Many institutional portfolios share the same famous names. That does not make them copies. Weight, breadth, and supporting sleeves still matter.

When two funds both own NVIDIA, Microsoft, Apple, and Amazon, many readers jump to the wrong conclusion: these funds are clones. Usually they are not.

Overlap Is Only the Starting Point

The best companies in the market naturally appear in many institutional portfolios. That is normal. The more important question is how heavily those names are weighted and what else surrounds them.

Recent Examples

Our giant-filer breadth comparison shows that JPMorgan, Vanguard, and FMR all own the same leadership cluster, but the top-ten breadth and largest-position weights still differ materially.

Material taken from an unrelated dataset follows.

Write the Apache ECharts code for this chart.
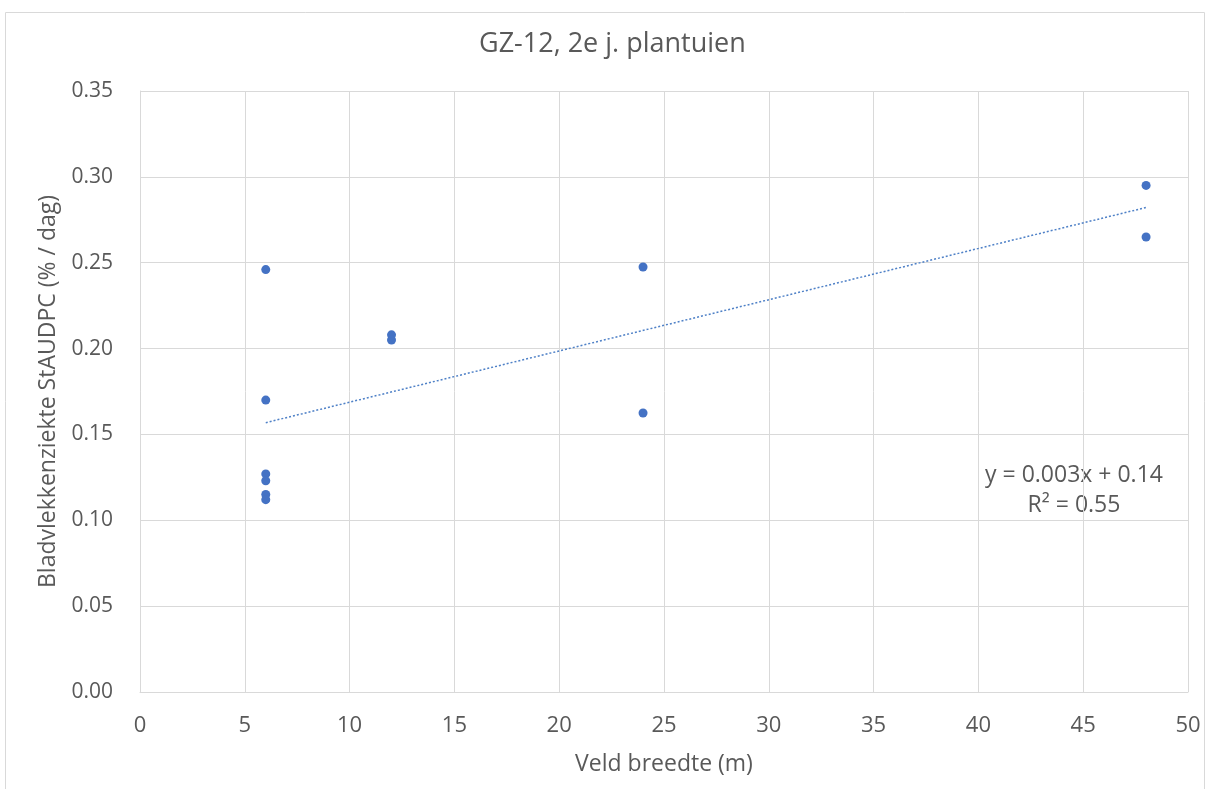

How to Use This on 13F Insight

  1. List the overlapping names.
  2. Compare their weights, not just their presence.
  3. Compare top-five and top-ten concentration.
  4. Check the supporting sleeves beyond the obvious mega-caps.

Common Misconceptions

  • Mistake: Same top holdings means same fund. Reality: The same names can sit inside very different structures.
  • Mistake: Overlap means no information. Reality: Weight differences still reveal a lot.
  • Mistake: Only unique names matter. Reality: Shared names can still convey very different conviction levels.

FAQ

What makes two funds true clones?

Not just shared names, but very similar weights, concentration, and supporting exposures.

Why do so many funds share the same mega-cap leaders?

Because those companies dominate indexes, market capitalization, and institutional ownership.

What should I compare first?

Largest-position weight and top-ten breadth.